Answer: Keep it small and manageable — one target variable, 3–6 features, and under 10,000 rows of data. Focus more on understanding the process than building a complex model.

6. Should I include machine learning in my first project?

Answer: Yes, but keep it simple. Start with linear regression, logistic regression, or decision trees. Avoid deep learning or complex models until you're more confident.

7. How should I structure my project files and code?

Answer: Use:

  • notebooks/ for experiments
  • data/ for raw and cleaned datasets
  • src/ or scripts/ for reusable code
  • A README.md to explain your project
  • Use comments and markdown to document your thinking

8. What tools should I use to present or share my project?

Answer: Use:

  • Jupyter Notebooks for coding and explanations
  • GitHub for version control and showcasing
  • Markdown for documentation
  • Matplotlib/Seaborn for visualizations

9. How do I evaluate my model’s performance?

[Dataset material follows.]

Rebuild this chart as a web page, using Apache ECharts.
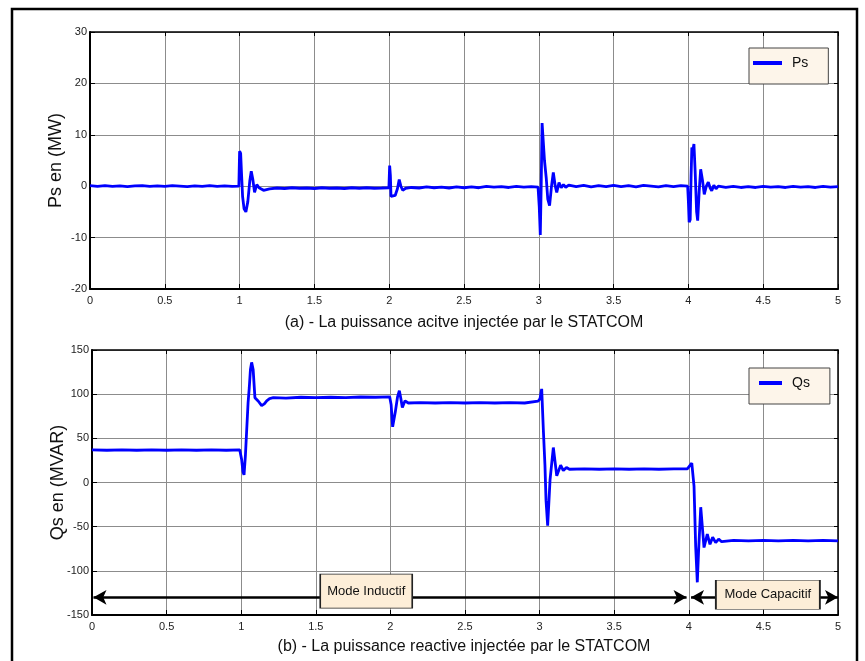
<!DOCTYPE html>
<html>
<head>
<meta charset="utf-8">
<script src="https://cdn.jsdelivr.net/npm/echarts@6/dist/echarts.min.js"></script>
<style>
html,body{margin:0;padding:0;background:#fff;}
#chart{width:865px;height:661px;}
</style>
</head>
<body>
<div id="chart"></div>
<script>
// ---- Data ----
const xTicks = { min: 0, max: 5, interval: 0.5 };
const psTicks = { min: -20, max: 30, interval: 10 };
const qsTicks = { min: -150, max: 150, interval: 50 };

// Active power Ps (MW) vs time (s)
const ps = [
  [0,0.1],[0.05,-0.05],[0.1,0.1],[0.15,-0.05],[0.2,0.05],[0.25,-0.1],[0.3,0.05],[0.35,0.1],[0.4,-0.05],[0.45,0.05],
  [0.5,-0.05],[0.55,0.1],[0.6,0],[0.65,-0.1],[0.7,0.05],[0.75,-0.05],[0.8,0.1],[0.85,-0.05],[0.9,0.05],[0.95,-0.05],[0.995,0],
  [1.0,6.8],[1.007,6.4],[1.012,3],[1.02,-2],[1.03,-4.4],[1.042,-5],[1.055,-3],[1.068,1],[1.078,2.9],[1.088,1.4],
  [1.1,-1.2],[1.115,0.3],[1.13,-0.3],[1.16,-0.8],[1.2,-0.5],
  [1.25,-0.35],[1.3,-0.45],[1.35,-0.3],[1.4,-0.4],[1.45,-0.35],[1.5,-0.45],[1.55,-0.3],[1.6,-0.4],[1.65,-0.35],[1.7,-0.45],
  [1.75,-0.3],[1.8,-0.4],[1.85,-0.3],[1.9,-0.4],[1.95,-0.35],[1.998,-0.3],
  [2.003,4],[2.008,2],[2.012,-2],[2.025,-2.2],[2.04,-1.8],[2.055,-0.5],[2.067,1.3],[2.078,0],[2.09,-0.8],[2.11,-0.4],
  [2.15,-0.25],[2.2,-0.35],[2.25,-0.15],[2.3,-0.3],[2.35,-0.2],[2.4,-0.35],[2.45,-0.15],[2.5,-0.3],[2.55,-0.15],[2.6,-0.3],
  [2.65,-0.05],[2.7,-0.2],[2.75,-0.1],[2.8,-0.25],[2.85,-0.05],[2.9,-0.2],[2.95,-0.1],[2.995,-0.2],
  [3.003,-4],[3.01,-9.5],[3.016,0],[3.022,12.3],[3.03,12],[3.038,5],[3.05,1.5],[3.06,-2.5],[3.072,-3.8],[3.085,0],
  [3.097,2.7],[3.11,0],[3.12,-1.2],[3.135,0.7],[3.15,-0.3],[3.165,0.3],[3.18,-0.2],[3.2,0.2],
  [3.25,-0.1],[3.3,0.15],[3.35,-0.15],[3.4,0.1],[3.45,-0.1],[3.5,0.15],[3.55,-0.1],[3.6,0.1],[3.65,-0.15],[3.7,0.15],
  [3.75,0],[3.8,-0.15],[3.85,0.1],[3.9,-0.1],[3.95,0.1],[3.995,0],
  [4.0,-3],[4.005,-7],[4.012,-6.5],[4.018,2],[4.023,7.5],[4.03,7],[4.037,8.2],[4.045,3],[4.055,-5],[4.062,-6.7],
  [4.072,-1],[4.082,3.3],[4.095,1],[4.106,-1.6],[4.12,0],[4.133,0.8],[4.145,-0.3],[4.156,-0.9],[4.17,0.2],[4.185,-0.5],[4.2,0],
  [4.25,-0.25],[4.3,-0.05],[4.35,-0.25],[4.4,-0.1],[4.45,-0.25],[4.5,-0.05],[4.55,-0.2],[4.6,-0.1],[4.65,-0.25],[4.7,-0.05],
  [4.75,-0.2],[4.8,-0.1],[4.85,-0.25],[4.9,-0.05],[4.95,-0.2],[5,-0.1]
];

// Reactive power Qs (MVAR) vs time (s)
const qs = [
  [0,37],[0.1,36.5],[0.2,37],[0.3,36.5],[0.4,37],[0.5,36.5],[0.6,37],[0.7,36.5],[0.8,37],[0.9,36.5],[0.99,37],
  [1.003,26],[1.012,12],[1.019,8.6],[1.028,30],[1.037,60],[1.046,90],[1.054,107],[1.062,128],[1.07,136],[1.08,128],
  [1.092,96],[1.115,92],[1.137,87],[1.155,89],[1.171,92.5],[1.19,95],[1.215,96],
  [1.3,95.5],[1.4,96.5],[1.5,96],[1.6,96.5],[1.7,96],[1.8,96.8],[1.9,96.5],[1.995,97],
  [2.005,88],[2.015,63],[2.033,80],[2.048,97],[2.06,104],[2.07,95],[2.08,85],[2.098,92.5],[2.12,90],
  [2.2,90.5],[2.3,90],[2.4,90.5],[2.5,90],[2.6,90.5],[2.7,90],[2.8,90.5],[2.9,90],[2.99,92],
  [3.003,95],[3.014,106],[3.025,60],[3.036,19],[3.043,-20],[3.054,-49],[3.07,3],[3.092,39.6],[3.115,7.5],[3.141,19.6],
  [3.159,13.5],[3.18,17],[3.2,15],
  [3.3,15.5],[3.4,15],[3.5,15.5],[3.6,15],[3.7,15.5],[3.8,15],[3.9,15.5],[3.99,15.5],
  [4.02,22],[4.035,-4],[4.046,-72],[4.057,-113],[4.065,-80],[4.08,-28],[4.102,-73.6],[4.124,-58.5],[4.142,-70],[4.16,-62],
  [4.18,-68],[4.2,-64],[4.22,-67],
  [4.3,-65.5],[4.4,-66],[4.5,-65.5],[4.6,-66],[4.7,-65.5],[4.8,-66],[4.9,-65.5],[5,-66]
];

// Annotations (data coordinates)
const arrowY = -130;
const modeRanges = [[0.01, 3.985], [4.015, 5]];
const modeLabels = [
  { name: 'Mode Inductif', coord: [1.838, -123] },
  { name: 'Mode Capacitif', coord: [4.53, -127] }
];
const captions = [
  '(a) - La puissance acitve injectée par le STATCOM',
  '(b) - La puissance reactive injectée par le STATCOM'
];

// ---- Chart ----
const FONT = 'Liberation Sans, Arial, sans-serif';
const chart = echarts.init(document.getElementById('chart'), null, { renderer: 'canvas' });

function xAxisPair(gridIndex) {
  const base = {
    type: 'value', gridIndex, min: xTicks.min, max: xTicks.max, interval: xTicks.interval
  };
  return [
    Object.assign({}, base, {
      position: 'bottom',
      axisLine: { show: true, onZero: false, lineStyle: { color: '#000', width: 2 } },
      axisTick: { show: true, inside: true, length: 5, lineStyle: { color: '#000' } },
      axisLabel: { color: '#222', fontSize: 11, fontFamily: FONT, margin: 6 },
      splitLine: { show: true, lineStyle: { color: '#8c8c8c', width: 1 } }
    }),
    Object.assign({}, base, {
      position: 'top',
      axisLine: { show: true, onZero: false, lineStyle: { color: '#000', width: 1.5 } },
      axisTick: { show: true, inside: true, length: 4, lineStyle: { color: '#000' } },
      axisLabel: { show: false },
      splitLine: { show: false }
    })
  ];
}
function yAxisPair(gridIndex, t, name) {
  const base = { type: 'value', gridIndex, min: t.min, max: t.max, interval: t.interval };
  return [
    Object.assign({}, base, {
      position: 'left',
      name, nameLocation: 'middle', nameGap: 25, nameMoveOverlap: false,
      nameTextStyle: { color: '#111', fontSize: 18, fontFamily: FONT },
      axisLine: { show: true, onZero: false, lineStyle: { color: '#000', width: 2 } },
      axisTick: { show: true, inside: true, length: 5, lineStyle: { color: '#000' } },
      axisLabel: { color: '#222', fontSize: 11, fontFamily: FONT, margin: 3 },
      splitLine: { show: true, lineStyle: { color: '#8c8c8c', width: 1 } }
    }),
    Object.assign({}, base, {
      position: 'right',
      axisLine: { show: true, onZero: false, lineStyle: { color: '#000', width: 1.5 } },
      axisTick: { show: true, inside: true, length: 4, lineStyle: { color: '#000' } },
      axisLabel: { show: false },
      splitLine: { show: false }
    })
  ];
}

const legendBase = {
  orient: 'vertical',
  backgroundColor: '#fdf5ea',
  borderColor: '#444',
  borderWidth: 1,
  borderRadius: 0,
  icon: 'rect',
  itemHeight: 4,
  textStyle: { color: '#111', fontSize: 14, fontFamily: FONT, padding: [0, 0, 0, 5] }
};

const option = {
  backgroundColor: '#fff',
  animation: false,
  title: [
    { text: captions[0], left: 464, top: 315, textAlign: 'center', padding: 0,
      textStyle: { fontSize: 16, fontWeight: 'normal', color: '#111', fontFamily: FONT } },
    { text: captions[1], left: 464, top: 639, textAlign: 'center', padding: 0,
      textStyle: { fontSize: 16, fontWeight: 'normal', color: '#111', fontFamily: FONT } }
  ],
  grid: [
    { left: 90, right: 27, top: 32, height: 257 },
    { left: 92, right: 27, top: 350, height: 265 }
  ],
  xAxis: [].concat(xAxisPair(0), xAxisPair(1)),
  yAxis: [].concat(yAxisPair(0, psTicks, 'Ps en (MW)'), yAxisPair(1, qsTicks, 'Qs en (MVAR)')),
  legend: [
    Object.assign({}, legendBase, { data: ['Ps'], left: 749, top: 48, itemWidth: 29,
      padding: [8, 20, 14, 4] }),
    Object.assign({}, legendBase, { data: ['Qs'], left: 749, top: 368, itemWidth: 23,
      padding: [8, 20, 14, 10] })
  ],
  series: [
    {
      name: 'Ps', type: 'line', xAxisIndex: 0, yAxisIndex: 0, data: ps,
      showSymbol: false, symbol: 'none', color: '#0000ff',
      lineStyle: { color: '#0000ff', width: 2.8 }
    },
    {
      name: 'Qs', type: 'line', xAxisIndex: 2, yAxisIndex: 2, data: qs,
      showSymbol: false, symbol: 'none', color: '#0000ff',
      lineStyle: { color: '#0000ff', width: 2.8 },
      markLine: {
        silent: true, animation: false,
        symbol: ['arrow', 'arrow'], symbolSize: [11, 13],
        lineStyle: { color: '#000', width: 2.5, type: 'solid' },
        label: { show: false },
        emphasis: { disabled: true },
        data: modeRanges.map(r => [{ coord: [r[0], arrowY] }, { coord: [r[1], arrowY] }])
      },
      markPoint: {
        silent: true, animation: false,
        symbol: 'rect',
        itemStyle: { color: '#fdeed8', borderColor: '#222', borderWidth: 1 },
        label: { show: true, formatter: '{b}', color: '#111', fontSize: 13, fontFamily: FONT },
        data: [
          Object.assign({}, modeLabels[0], { symbolSize: [92, 34] }),
          Object.assign({}, modeLabels[1], { symbolSize: [104, 29] })
        ]
      }
    }
  ],
  graphic: [
    { type: 'rect', z: 100, silent: true,
      shape: { x: 12, y: 9, width: 845, height: 700 },
      style: { fill: 'none', stroke: '#000', lineWidth: 2.5 } }
  ]
};
chart.setOption(option);
</script>
</body>
</html>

Answer: It depends on your task:

  • Classification: Accuracy, F1-score, confusion matrix
  • Regression: Mean Squared Error (MSE), Mean Absolute Error (MAE), R² Score

10. Can I include my first project in a portfolio or resume?

Answer: Absolutely! A well-documented project with clear insights, code, and visualizations is a great way to show employers that you understand the end-to-end data science process.